I can't really remember who I saw first, my mum was definitely there and nobody saw my baby yet. My mum said everyone was there - hubby, Ryan, brother, mum and dad. Wonder why I had no recollection? But I remembered saying that I was in a lot of pain. After a while, I remember they brought my baby to me and then everything else was a blur.
She was bundled in pink and I was told she weigh slightly lesser than Ryan. I am thinking that had we waited till her due date, she would have been as heavy, if not more, than Ryan. Good, big babies are always easier to handle, esp. for someone as rough as me. I cannot remember the exact moment which I fed her, I only remember the whole day being a total daze to me. I distinctly remembered the pain.
I am not sure if it is an age thing or that this is the second op. Apparently the second time round can be more painful, not sure why though. With Ryan, I could get up the next day and started walking. This time, I was confined to the bed for 2 days before I could get up. The confinement to the bed is bad enough to break anybody's mood. It was terrible. Every movement spelt pain and every single shake to the bed brought vibrations to the body too.
Ryan was there the whole day when Megan arrived, so he was very excited. He kept touching and calling me and shaking my bed! It was so painful for me .... stressed me a little too. But Ryan was such a dear to me that I cannot bear to say otherwise to him.
When Ryan first saw Megan, I was worried about his reaction - would he slapped her? would he reject her? Thankfully, he was very receptive of her and also very proud of her. He kept saying "This is MY sister - Megan". He was also very excited about the present she brought him and he was very excited with the present he had prepared for her.
I had read about this gift exchange and decided to practice it. I had bought Ryan a Mickey Mouse Club house Mega Blocks assemble. It is his current favourite and figured he can share this with Megan later. And I got Ryan a box for him to put in his presents to Megan.

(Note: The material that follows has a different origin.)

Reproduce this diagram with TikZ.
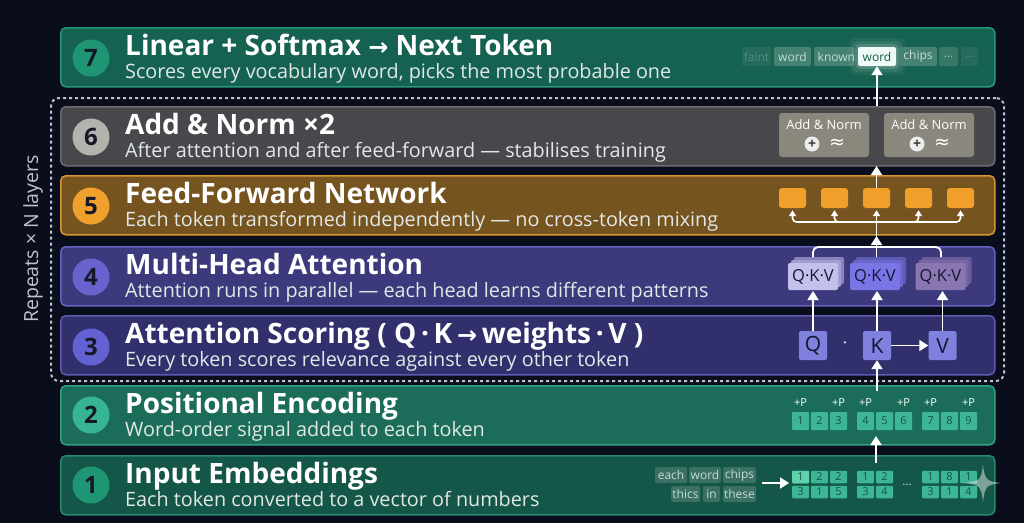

He ended up putting some of his toys in it and said that he wants to share it with her. So sweet of him.
The entire hospital stay was a little stressful for me, esp. when everyone was in the room and Ryan running around. Hubby stayed on with me throughout the nights I was there while mum accompanied me in the afternoons. Ryan continued with school and on non-school days, he was with nanny. Megan was kept with me throughout the day and was sent back to the nursery at night. She was brought to me when she needs feeding though, so you can imagine all the interruptions I have during the night. I am thankful that I have great support this time and it helps to lessen the stress in the post op period.
I had to deal with the pain, nursing Megan, eating horrible hospital food and basically not being able to move around much. Imagine the me you know ... and then minus all the mobility out of me. Can you imagine how miserable I was?? And then there is the dependency on family members and the hospital staff - made me feel like I was totally useless at that time. Ryan's remark of nobody reading to him at night made everything felt even worse.
With most mothers, there is this worry about whether you would be able to feed your baby sufficiently. I had that question with Ryan, now my question is "What am I going to do with all these excess milk?"I had severe engorgement and it was really painful for me. I used all sorts of known methods to deal with it, but still, the problem persists. (I am happy to say that I feel better today though).
Monday came and I was really looking forward to going back. We finally left the hospital at about 1-ish. The first thing I did was to bathe and wash my hair. It was not exactly great, because I had to use herbal water, but definitely better than not bathing and washing at all!
The first day at home with Megan was also a little stressful for me, but till today, it seems to be working out fine. I am looking forward to a great motherhood experience with my little girl just as I had with Ryan.